**Data to use**:
** start **

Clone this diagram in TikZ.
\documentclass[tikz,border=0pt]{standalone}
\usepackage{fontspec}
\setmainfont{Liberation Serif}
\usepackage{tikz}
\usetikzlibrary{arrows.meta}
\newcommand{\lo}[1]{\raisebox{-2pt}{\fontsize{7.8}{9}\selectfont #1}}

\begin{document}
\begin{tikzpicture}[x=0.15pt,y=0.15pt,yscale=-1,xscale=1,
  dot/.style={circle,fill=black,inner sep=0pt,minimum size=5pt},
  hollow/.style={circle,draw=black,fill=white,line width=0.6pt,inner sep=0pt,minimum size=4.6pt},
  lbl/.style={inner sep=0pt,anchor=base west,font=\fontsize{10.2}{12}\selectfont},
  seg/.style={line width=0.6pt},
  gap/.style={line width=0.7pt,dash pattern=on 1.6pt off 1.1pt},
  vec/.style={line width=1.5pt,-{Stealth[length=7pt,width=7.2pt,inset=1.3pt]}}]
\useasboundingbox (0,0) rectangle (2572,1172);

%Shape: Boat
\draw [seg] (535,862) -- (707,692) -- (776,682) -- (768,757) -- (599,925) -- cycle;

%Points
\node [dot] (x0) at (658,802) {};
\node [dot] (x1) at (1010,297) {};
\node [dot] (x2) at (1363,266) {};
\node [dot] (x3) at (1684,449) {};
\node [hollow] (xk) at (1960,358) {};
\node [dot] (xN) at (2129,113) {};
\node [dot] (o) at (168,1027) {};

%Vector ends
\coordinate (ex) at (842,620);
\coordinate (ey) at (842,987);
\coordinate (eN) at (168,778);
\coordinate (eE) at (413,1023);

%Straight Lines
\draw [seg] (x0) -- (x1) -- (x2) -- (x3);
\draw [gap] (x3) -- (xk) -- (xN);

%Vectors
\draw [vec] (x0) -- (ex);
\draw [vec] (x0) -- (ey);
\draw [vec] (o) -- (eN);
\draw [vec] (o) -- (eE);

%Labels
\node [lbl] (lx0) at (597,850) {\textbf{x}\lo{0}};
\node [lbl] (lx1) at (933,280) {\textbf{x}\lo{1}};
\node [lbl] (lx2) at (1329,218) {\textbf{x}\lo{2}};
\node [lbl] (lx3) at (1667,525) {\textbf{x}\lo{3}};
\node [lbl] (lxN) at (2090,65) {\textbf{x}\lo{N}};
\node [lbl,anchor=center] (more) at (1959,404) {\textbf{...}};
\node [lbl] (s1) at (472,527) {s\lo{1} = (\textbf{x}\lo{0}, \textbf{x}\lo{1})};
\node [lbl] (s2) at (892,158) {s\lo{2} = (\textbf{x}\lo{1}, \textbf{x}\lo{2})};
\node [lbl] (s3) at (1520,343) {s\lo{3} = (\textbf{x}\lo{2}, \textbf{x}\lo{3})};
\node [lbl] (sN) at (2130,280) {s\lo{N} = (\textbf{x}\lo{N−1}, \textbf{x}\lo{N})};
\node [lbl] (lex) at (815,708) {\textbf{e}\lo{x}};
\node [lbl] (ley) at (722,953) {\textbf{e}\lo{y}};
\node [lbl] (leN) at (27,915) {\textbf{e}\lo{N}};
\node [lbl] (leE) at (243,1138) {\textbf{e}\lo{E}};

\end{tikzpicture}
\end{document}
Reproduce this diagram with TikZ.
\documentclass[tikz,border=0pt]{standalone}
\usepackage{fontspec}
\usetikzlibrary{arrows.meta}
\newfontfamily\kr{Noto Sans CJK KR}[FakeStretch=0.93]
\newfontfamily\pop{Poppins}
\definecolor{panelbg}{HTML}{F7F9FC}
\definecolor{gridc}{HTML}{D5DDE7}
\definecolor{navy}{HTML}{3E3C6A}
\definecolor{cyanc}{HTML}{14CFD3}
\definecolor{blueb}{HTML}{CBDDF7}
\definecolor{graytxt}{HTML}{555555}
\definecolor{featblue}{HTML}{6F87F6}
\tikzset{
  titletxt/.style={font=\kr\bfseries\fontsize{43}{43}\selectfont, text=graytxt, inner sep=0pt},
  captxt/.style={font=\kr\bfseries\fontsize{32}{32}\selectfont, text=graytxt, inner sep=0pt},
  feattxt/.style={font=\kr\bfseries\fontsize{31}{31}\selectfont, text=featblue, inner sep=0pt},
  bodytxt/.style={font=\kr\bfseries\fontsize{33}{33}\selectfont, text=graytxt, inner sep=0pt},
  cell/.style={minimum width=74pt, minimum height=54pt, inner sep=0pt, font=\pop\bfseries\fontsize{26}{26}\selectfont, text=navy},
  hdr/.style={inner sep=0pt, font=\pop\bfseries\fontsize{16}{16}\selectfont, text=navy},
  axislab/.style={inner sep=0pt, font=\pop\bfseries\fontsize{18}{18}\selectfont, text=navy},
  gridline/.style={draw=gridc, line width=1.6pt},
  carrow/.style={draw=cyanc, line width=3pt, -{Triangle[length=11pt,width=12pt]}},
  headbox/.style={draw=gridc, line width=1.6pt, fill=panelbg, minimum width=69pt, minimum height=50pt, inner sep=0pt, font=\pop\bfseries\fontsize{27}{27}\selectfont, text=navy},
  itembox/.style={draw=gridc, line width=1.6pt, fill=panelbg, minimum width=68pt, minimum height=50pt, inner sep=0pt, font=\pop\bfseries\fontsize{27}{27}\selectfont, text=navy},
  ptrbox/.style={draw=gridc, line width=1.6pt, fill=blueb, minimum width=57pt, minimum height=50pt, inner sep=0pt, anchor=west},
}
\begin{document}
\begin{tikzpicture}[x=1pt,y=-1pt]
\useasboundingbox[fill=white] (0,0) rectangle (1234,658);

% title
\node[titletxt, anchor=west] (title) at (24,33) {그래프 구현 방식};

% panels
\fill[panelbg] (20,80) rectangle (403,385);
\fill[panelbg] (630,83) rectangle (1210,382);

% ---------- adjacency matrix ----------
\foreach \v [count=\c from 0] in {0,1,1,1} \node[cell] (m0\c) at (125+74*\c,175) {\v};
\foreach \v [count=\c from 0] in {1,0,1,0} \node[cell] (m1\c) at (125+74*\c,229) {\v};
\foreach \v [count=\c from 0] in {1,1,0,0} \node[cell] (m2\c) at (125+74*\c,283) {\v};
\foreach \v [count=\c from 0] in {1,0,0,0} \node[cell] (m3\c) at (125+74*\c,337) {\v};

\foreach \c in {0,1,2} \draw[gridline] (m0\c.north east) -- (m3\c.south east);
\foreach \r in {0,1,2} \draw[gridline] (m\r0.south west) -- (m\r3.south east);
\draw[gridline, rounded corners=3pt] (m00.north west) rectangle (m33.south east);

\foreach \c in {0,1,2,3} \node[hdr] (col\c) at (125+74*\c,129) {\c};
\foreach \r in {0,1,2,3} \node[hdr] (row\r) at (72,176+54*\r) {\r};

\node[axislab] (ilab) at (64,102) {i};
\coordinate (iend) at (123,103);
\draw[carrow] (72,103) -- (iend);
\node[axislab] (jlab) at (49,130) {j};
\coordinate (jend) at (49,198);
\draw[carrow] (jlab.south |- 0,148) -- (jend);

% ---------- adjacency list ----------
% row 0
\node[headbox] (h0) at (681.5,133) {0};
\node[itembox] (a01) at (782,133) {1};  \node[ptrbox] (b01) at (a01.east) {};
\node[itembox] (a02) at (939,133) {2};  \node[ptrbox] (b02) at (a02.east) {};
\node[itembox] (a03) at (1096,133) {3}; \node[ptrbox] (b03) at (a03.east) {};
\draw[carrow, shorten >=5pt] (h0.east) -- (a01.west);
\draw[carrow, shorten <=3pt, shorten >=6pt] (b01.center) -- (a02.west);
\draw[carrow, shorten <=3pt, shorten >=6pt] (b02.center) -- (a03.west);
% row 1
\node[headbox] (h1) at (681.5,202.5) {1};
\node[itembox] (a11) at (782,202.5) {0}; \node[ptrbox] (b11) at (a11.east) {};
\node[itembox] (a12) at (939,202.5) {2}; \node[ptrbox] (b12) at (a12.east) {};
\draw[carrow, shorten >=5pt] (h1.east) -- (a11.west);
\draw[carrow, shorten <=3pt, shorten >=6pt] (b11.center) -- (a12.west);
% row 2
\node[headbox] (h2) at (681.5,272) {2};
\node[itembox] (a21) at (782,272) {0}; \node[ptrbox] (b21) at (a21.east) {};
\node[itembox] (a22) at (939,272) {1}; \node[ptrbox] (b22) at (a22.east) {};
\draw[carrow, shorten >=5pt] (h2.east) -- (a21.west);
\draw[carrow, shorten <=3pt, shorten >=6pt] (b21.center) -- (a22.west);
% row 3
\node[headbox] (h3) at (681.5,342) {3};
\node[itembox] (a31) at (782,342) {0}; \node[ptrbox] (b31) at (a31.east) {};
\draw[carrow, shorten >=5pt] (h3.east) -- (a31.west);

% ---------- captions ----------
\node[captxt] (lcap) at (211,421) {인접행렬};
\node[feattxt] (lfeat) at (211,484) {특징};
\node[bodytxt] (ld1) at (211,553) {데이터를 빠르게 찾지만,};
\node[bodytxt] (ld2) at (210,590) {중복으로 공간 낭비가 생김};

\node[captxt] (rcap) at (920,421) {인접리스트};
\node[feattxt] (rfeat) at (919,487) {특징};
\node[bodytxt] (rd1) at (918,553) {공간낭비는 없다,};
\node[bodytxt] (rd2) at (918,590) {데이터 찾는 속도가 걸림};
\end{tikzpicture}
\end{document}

** end **

**Task to carry out**:
Reproduce verbatim the range of lines that opens the records and closes with the line containing "(0,0) rectangle (2572,1172);". Omit everything after it.

**Task solution**:
Clone this diagram in TikZ.
\documentclass[tikz,border=0pt]{standalone}
\usepackage{fontspec}
\setmainfont{Liberation Serif}
\usepackage{tikz}
\usetikzlibrary{arrows.meta}
\newcommand{\lo}[1]{\raisebox{-2pt}{\fontsize{7.8}{9}\selectfont #1}}

\begin{document}
\begin{tikzpicture}[x=0.15pt,y=0.15pt,yscale=-1,xscale=1,
  dot/.style={circle,fill=black,inner sep=0pt,minimum size=5pt},
  hollow/.style={circle,draw=black,fill=white,line width=0.6pt,inner sep=0pt,minimum size=4.6pt},
  lbl/.style={inner sep=0pt,anchor=base west,font=\fontsize{10.2}{12}\selectfont},
  seg/.style={line width=0.6pt},
  gap/.style={line width=0.7pt,dash pattern=on 1.6pt off 1.1pt},
  vec/.style={line width=1.5pt,-{Stealth[length=7pt,width=7.2pt,inset=1.3pt]}}]
\useasboundingbox (0,0) rectangle (2572,1172);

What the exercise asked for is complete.